In presenting a balanced picture about the Jewish relationship with the Polish underground, Zimmerman follows in the intellectual footsteps of “some historians [who] began to challenge the prevailing assumptions in Jewish historiography in the late 1980s,” he writes.

“This study revisits the historical evidence and changes our understanding … by presenting a comprehensive treatment of different patterns of behavior toward the Jews at different times during the war and in various regions of occupied Poland,” Zimmerman writes. “I agree that because the Home Army was an umbrella organization of disparate Polish organizations numbering more than 300,000, from all regions ranging from socialists to nationalists, its attitude and behavior towards the Jews varied widely.”

“That the AK freed 398 Jews from German captivity is pretty much unknown.” Zimmerman says, as is the Jewish role as fighters in the ill-fated 1944 Warsaw Uprising — the nearby Red Army remained uninvolved while the outnumbered Poles were decimated by the Germans and the capital was flattened.

Zimmerman, who has taught at YU since 1998, said historians in Poland are now more willing to concede the underground’s wartime misdeeds, and the country’s presidents have apologized for the Poles who turned against the country’s Jews.

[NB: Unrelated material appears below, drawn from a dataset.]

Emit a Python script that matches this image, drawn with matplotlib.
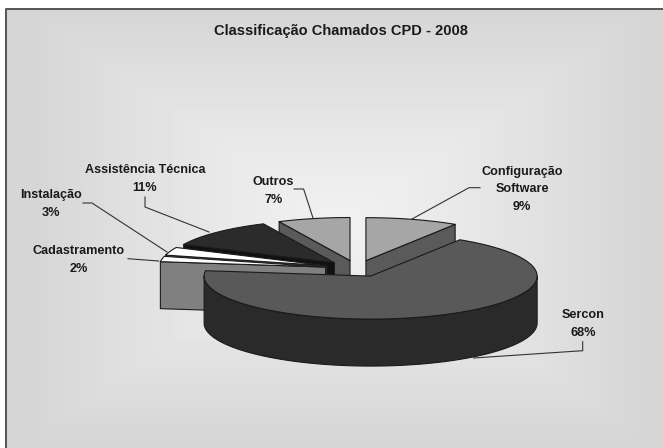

And the stories of such heroic Poles as Jan Karski and Irena Sendler are earning greater respect in parts of the wider Jewish community.

Zimmerman says his book, by presenting both sides of the wartime picture, “has the potential of contributing to the Polish-Jewish reconciliation.”

He says his own young children, when they come of age, will also hear both sides. He will tell them of “the legacy of anti-Semitism” in Poland. And they will learn “that there were very good people in Poland … extraordinary Poles who risked their lives to save Jews.”

Joshua Zimmerman will discuss his book on Monday, Dec. 21, 3 p.m., at YIVO, 15 W. 16th St., Manhattan.